-- START GIVEN INFORMATION --

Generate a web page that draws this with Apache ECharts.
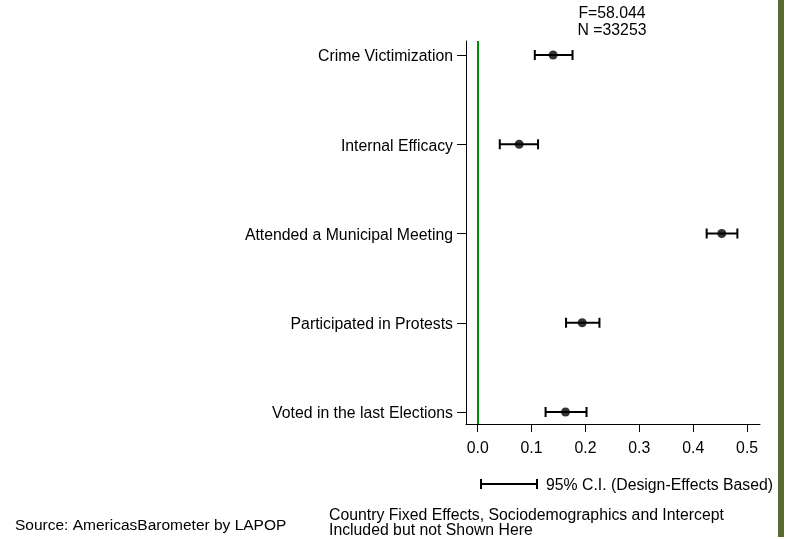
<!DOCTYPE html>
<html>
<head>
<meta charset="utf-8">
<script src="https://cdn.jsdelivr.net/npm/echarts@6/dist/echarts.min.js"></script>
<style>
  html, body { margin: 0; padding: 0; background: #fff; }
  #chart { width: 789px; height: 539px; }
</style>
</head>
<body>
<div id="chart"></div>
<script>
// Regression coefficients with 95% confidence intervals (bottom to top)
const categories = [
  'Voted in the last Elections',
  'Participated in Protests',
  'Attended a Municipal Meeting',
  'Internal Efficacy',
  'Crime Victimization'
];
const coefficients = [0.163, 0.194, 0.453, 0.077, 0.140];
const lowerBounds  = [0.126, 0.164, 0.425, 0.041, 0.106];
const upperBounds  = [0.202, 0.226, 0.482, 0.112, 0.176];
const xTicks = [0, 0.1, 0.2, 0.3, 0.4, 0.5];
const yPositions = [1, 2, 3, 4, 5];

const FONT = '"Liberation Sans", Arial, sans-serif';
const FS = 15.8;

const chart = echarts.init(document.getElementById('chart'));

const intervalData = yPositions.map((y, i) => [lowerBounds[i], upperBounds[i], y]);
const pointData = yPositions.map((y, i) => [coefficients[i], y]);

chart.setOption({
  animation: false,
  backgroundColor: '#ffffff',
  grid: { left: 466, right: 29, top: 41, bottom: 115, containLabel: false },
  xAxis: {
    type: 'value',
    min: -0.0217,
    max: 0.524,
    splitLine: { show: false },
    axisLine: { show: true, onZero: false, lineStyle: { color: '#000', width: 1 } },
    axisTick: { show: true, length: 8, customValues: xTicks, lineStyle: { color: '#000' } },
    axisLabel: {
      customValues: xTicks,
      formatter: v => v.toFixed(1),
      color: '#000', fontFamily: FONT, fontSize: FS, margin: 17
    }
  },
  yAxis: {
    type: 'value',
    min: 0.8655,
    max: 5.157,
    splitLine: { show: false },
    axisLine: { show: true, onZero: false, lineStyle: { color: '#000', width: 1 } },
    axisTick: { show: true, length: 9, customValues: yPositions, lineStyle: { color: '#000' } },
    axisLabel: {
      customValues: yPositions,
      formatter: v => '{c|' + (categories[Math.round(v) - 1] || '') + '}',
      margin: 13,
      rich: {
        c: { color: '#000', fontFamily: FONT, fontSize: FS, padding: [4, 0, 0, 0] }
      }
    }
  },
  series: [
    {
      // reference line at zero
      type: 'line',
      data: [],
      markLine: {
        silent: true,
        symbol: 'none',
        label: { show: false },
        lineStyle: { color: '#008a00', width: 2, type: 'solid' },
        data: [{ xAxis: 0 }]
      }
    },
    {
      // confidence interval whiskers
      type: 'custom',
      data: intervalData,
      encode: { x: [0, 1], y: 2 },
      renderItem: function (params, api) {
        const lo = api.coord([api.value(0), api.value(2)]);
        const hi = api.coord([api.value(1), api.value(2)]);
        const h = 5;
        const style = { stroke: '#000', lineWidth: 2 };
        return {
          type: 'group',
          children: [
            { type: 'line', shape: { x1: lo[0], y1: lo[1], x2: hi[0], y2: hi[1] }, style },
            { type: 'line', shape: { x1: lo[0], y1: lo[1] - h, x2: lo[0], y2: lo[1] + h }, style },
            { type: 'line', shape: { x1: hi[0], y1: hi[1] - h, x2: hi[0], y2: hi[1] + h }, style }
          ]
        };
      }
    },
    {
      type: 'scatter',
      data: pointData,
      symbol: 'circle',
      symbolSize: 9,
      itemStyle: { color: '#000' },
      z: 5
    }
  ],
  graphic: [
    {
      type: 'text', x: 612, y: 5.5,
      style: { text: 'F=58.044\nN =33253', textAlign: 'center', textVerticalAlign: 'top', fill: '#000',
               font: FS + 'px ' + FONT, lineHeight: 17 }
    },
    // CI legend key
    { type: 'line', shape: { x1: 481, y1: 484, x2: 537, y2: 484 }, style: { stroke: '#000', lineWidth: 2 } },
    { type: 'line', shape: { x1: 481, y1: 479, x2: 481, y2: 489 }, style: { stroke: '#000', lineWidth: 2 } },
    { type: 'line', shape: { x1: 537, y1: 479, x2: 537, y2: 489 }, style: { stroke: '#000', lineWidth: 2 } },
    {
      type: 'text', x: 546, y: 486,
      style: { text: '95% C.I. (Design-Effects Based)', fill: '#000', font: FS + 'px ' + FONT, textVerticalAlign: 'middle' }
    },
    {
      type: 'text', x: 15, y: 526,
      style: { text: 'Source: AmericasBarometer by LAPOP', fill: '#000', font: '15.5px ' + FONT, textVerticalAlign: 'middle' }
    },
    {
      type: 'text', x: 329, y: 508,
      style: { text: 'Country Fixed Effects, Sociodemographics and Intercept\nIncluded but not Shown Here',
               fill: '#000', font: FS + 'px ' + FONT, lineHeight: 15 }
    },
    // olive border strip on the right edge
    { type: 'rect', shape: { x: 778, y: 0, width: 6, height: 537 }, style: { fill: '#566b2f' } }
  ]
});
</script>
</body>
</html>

-- END GIVEN INFORMATION --

◆ **PROBLEM STATEMENT**
Omitting all images, print the listing exactly.

◆ **SOLUTION**
Generate a web page that draws this with Apache ECharts.
<!DOCTYPE html>
<html>
<head>
<meta charset="utf-8">
<script src="https://cdn.jsdelivr.net/npm/echarts@6/dist/echarts.min.js"></script>
<style>
  html, body { margin: 0; padding: 0; background: #fff; }
  #chart { width: 789px; height: 539px; }
</style>
</head>
<body>
<div id="chart"></div>
<script>
// Regression coefficients with 95% confidence intervals (bottom to top)
const categories = [
  'Voted in the last Elections',
  'Participated in Protests',
  'Attended a Municipal Meeting',
  'Internal Efficacy',
  'Crime Victimization'
];
const coefficients = [0.163, 0.194, 0.453, 0.077, 0.140];
const lowerBounds  = [0.126, 0.164, 0.425, 0.041, 0.106];
const upperBounds  = [0.202, 0.226, 0.482, 0.112, 0.176];
const xTicks = [0, 0.1, 0.2, 0.3, 0.4, 0.5];
const yPositions = [1, 2, 3, 4, 5];

const FONT = '"Liberation Sans", Arial, sans-serif';
const FS = 15.8;

const chart = echarts.init(document.getElementById('chart'));

const intervalData = yPositions.map((y, i) => [lowerBounds[i], upperBounds[i], y]);
const pointData = yPositions.map((y, i) => [coefficients[i], y]);

chart.setOption({
  animation: false,
  backgroundColor: '#ffffff',
  grid: { left: 466, right: 29, top: 41, bottom: 115, containLabel: false },
  xAxis: {
    type: 'value',
    min: -0.0217,
    max: 0.524,
    splitLine: { show: false },
    axisLine: { show: true, onZero: false, lineStyle: { color: '#000', width: 1 } },
    axisTick: { show: true, length: 8, customValues: xTicks, lineStyle: { color: '#000' } },
    axisLabel: {
      customValues: xTicks,
      formatter: v => v.toFixed(1),
      color: '#000', fontFamily: FONT, fontSize: FS, margin: 17
    }
  },
  yAxis: {
    type: 'value',
    min: 0.8655,
    max: 5.157,
    splitLine: { show: false },
    axisLine: { show: true, onZero: false, lineStyle: { color: '#000', width: 1 } },
    axisTick: { show: true, length: 9, customValues: yPositions, lineStyle: { color: '#000' } },
    axisLabel: {
      customValues: yPositions,
      formatter: v => '{c|' + (categories[Math.round(v) - 1] || '') + '}',
      margin: 13,
      rich: {
        c: { color: '#000', fontFamily: FONT, fontSize: FS, padding: [4, 0, 0, 0] }
      }
    }
  },
  series: [
    {
      // reference line at zero
      type: 'line',
      data: [],
      markLine: {
        silent: true,
        symbol: 'none',
        label: { show: false },
        lineStyle: { color: '#008a00', width: 2, type: 'solid' },
        data: [{ xAxis: 0 }]
      }
    },
    {
      // confidence interval whiskers
      type: 'custom',
      data: intervalData,
      encode: { x: [0, 1], y: 2 },
      renderItem: function (params, api) {
        const lo = api.coord([api.value(0), api.value(2)]);
        const hi = api.coord([api.value(1), api.value(2)]);
        const h = 5;
        const style = { stroke: '#000', lineWidth: 2 };
        return {
          type: 'group',
          children: [
            { type: 'line', shape: { x1: lo[0], y1: lo[1], x2: hi[0], y2: hi[1] }, style },
            { type: 'line', shape: { x1: lo[0], y1: lo[1] - h, x2: lo[0], y2: lo[1] + h }, style },
            { type: 'line', shape: { x1: hi[0], y1: hi[1] - h, x2: hi[0], y2: hi[1] + h }, style }
          ]
        };
      }
    },
    {
      type: 'scatter',
      data: pointData,
      symbol: 'circle',
      symbolSize: 9,
      itemStyle: { color: '#000' },
      z: 5
    }
  ],
  graphic: [
    {
      type: 'text', x: 612, y: 5.5,
      style: { text: 'F=58.044\nN =33253', textAlign: 'center', textVerticalAlign: 'top', fill: '#000',
               font: FS + 'px ' + FONT, lineHeight: 17 }
    },
    // CI legend key
    { type: 'line', shape: { x1: 481, y1: 484, x2: 537, y2: 484 }, style: { stroke: '#000', lineWidth: 2 } },
    { type: 'line', shape: { x1: 481, y1: 479, x2: 481, y2: 489 }, style: { stroke: '#000', lineWidth: 2 } },
    { type: 'line', shape: { x1: 537, y1: 479, x2: 537, y2: 489 }, style: { stroke: '#000', lineWidth: 2 } },
    {
      type: 'text', x: 546, y: 486,
      style: { text: '95% C.I. (Design-Effects Based)', fill: '#000', font: FS + 'px ' + FONT, textVerticalAlign: 'middle' }
    },
    {
      type: 'text', x: 15, y: 526,
      style: { text: 'Source: AmericasBarometer by LAPOP', fill: '#000', font: '15.5px ' + FONT, textVerticalAlign: 'middle' }
    },
    {
      type: 'text', x: 329, y: 508,
      style: { text: 'Country Fixed Effects, Sociodemographics and Intercept\nIncluded but not Shown Here',
               fill: '#000', font: FS + 'px ' + FONT, lineHeight: 15 }
    },
    // olive border strip on the right edge
    { type: 'rect', shape: { x: 778, y: 0, width: 6, height: 537 }, style: { fill: '#566b2f' } }
  ]
});
</script>
</body>
</html>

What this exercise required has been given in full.